Said Representative Buchanan laconically: "We got along for 143 years without a Social Security Board."

Senator Harrison and other prime Senate persuaders appealed to him. He would not budge. From 9:00 p. m. Saturday on, the House idled while the Senate was in its customary furor. Senators bandied the charge that the House would have to be responsible for cotton and wheat. Grim little "Buck" Buchanan was the only Congressman who made a pilgrimage to the White House. The President was no more anxious than the House to take the onus of denying two fat slices of pork to two important groups of farmers. Mr. Buchanan obligingly said nothing of what happened at the White House, but remained solid as a rock. "I can stay here as long as those Senators," he told newshawks. "Those damned amendments would cost more than $500,000,000 a year. If we are going to make wheat and cotton loans, why not make loans on everything including sorghum molasses and onions? Would I accept the Senate amendments? Hell, no!
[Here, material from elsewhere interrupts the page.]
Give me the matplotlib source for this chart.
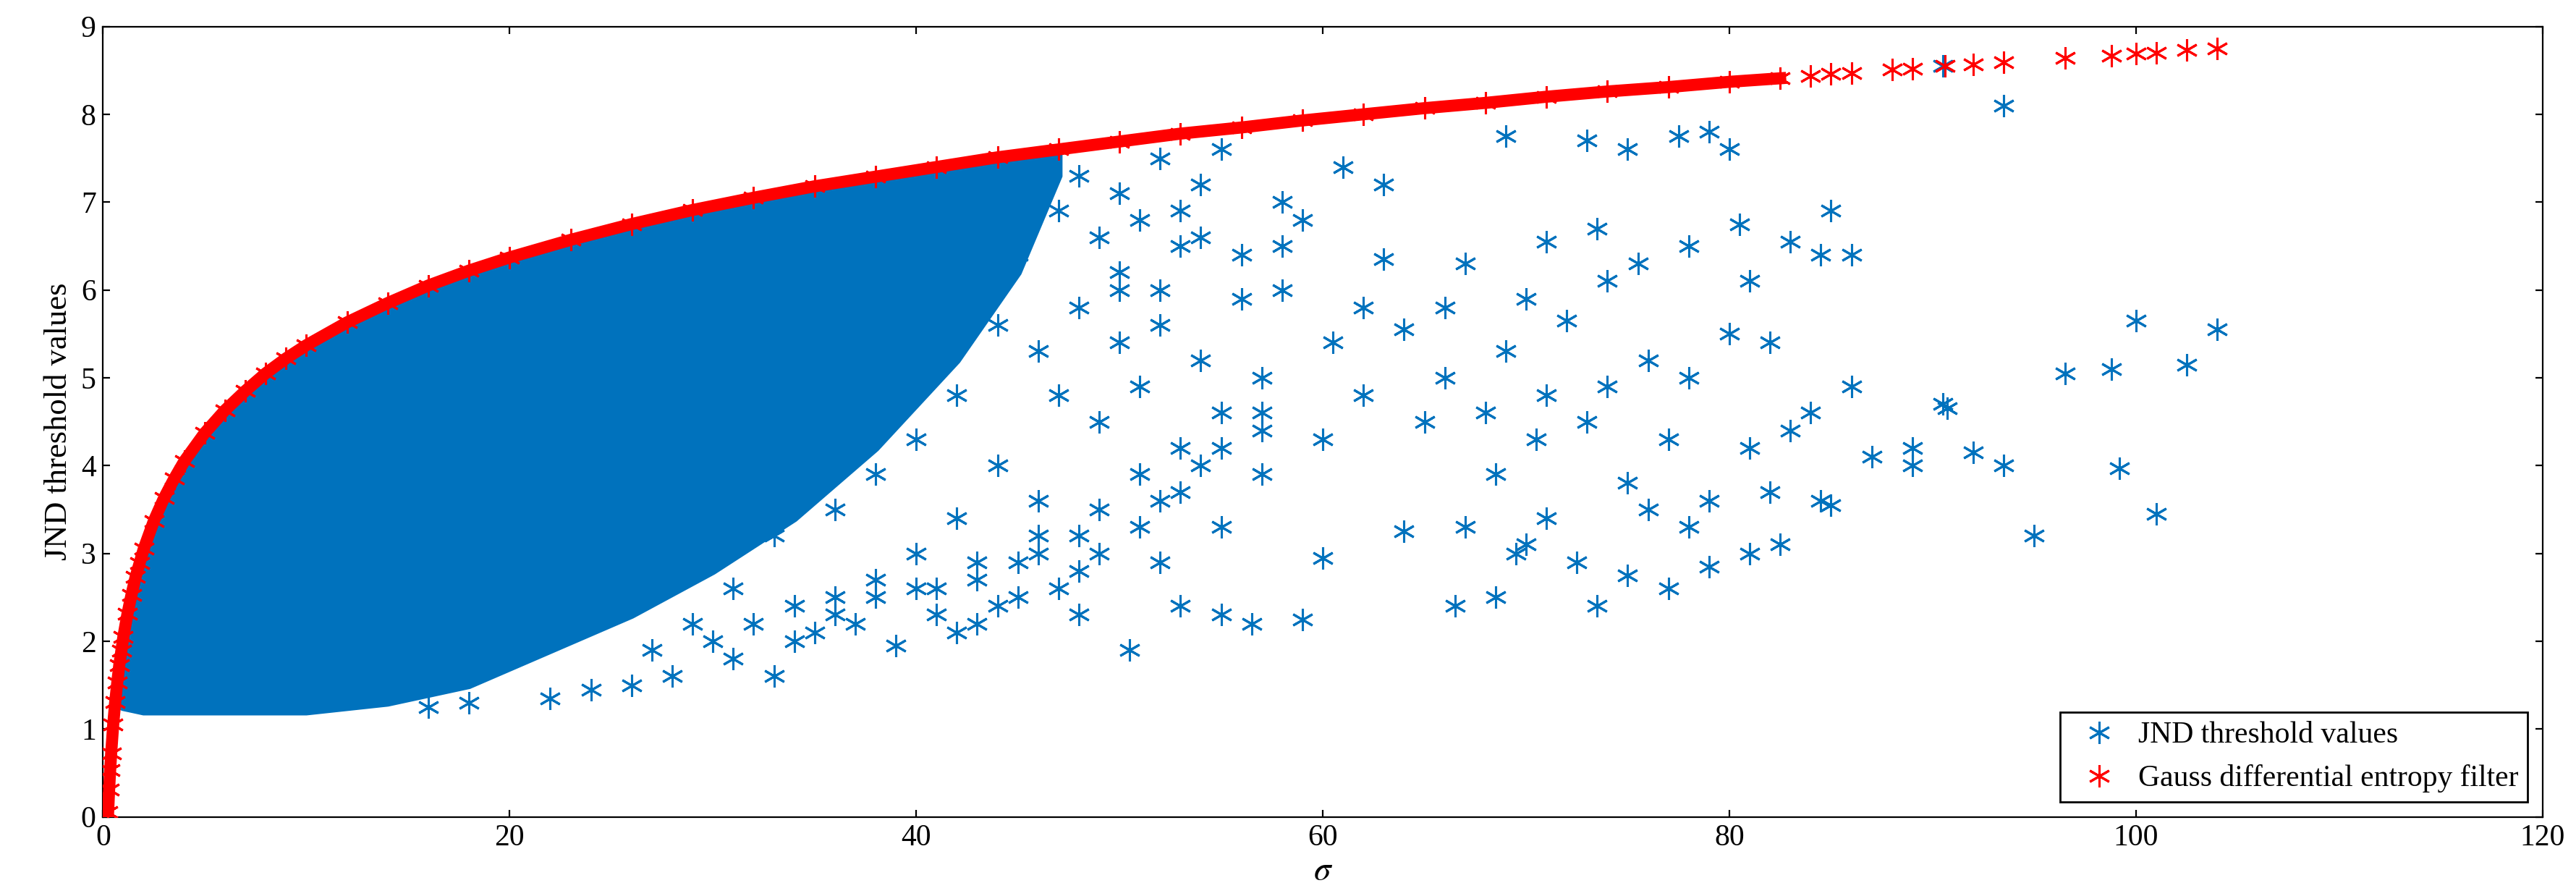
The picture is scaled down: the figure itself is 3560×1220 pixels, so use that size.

He did not have to. On Monday the Administration, shrewdly gauging Congressional weariness, offered a compromise. The cotton loans would be upped from 9(-- to 10-c- per Ib.; the difference between 10-c- and 12-c- would be paid to the cotton growers; this 2-c- subsidy would be paid at time of sale instead of next January, and at the prevailing spot price instead of the average price between September and January. The proposed 90-c- wheat loans would be abandoned. At first blush this seemed eminently satisfactory to all hands. In the Senate, Floor Leader Robinson asked unanimous consent to reconsider the vote on the deficiency bill, the purpose being to knock off the loan amendments, and thus release the bill from the House. It was a fine chance for someone to do something spectacular, and time and tempers were growing shorter.

Up rose Senator Huey Pierce Long of Louisiana, his hair in his eyes, his arms waving. Roared he: "I object!"

Instantly alarm spread over Senate faces. No one could say what Huey Long was trying to do. It quickly became clear.

"You've done worse than make a legislative trade,'' he shouted. "You've dropped the wheat people so they can't have their day in court. This may be my swan song."

It was obvious that the Senator intended to filibuster until midnight for which adjournment was set. Half a dozen Senators protested. Washington's Schwellenbach, ringleader of the "freshman" group who made the Kingfish toe the mark during his previous filibuster (TIME., June 24), sat down behind him to harry him, see that he observed the rules. Huey Long rambled on & on, stalking up and down, heeding no pleas, no sarcasms. He called the House "435 dumbbells," was called to order. Democratic leaders conferred on stopping the clock until Huey Long was exhausted, finally decided not to.

At midnight he was hoarse but still ranting. Word came that the House had adjourned. Senator Long yielded to a Senate resolution for adjournment, sat down, mopped his brow. The Senate adjourned. The $93.000,000 deficiency bill, which was to pay for the first months of Social Security, was dead.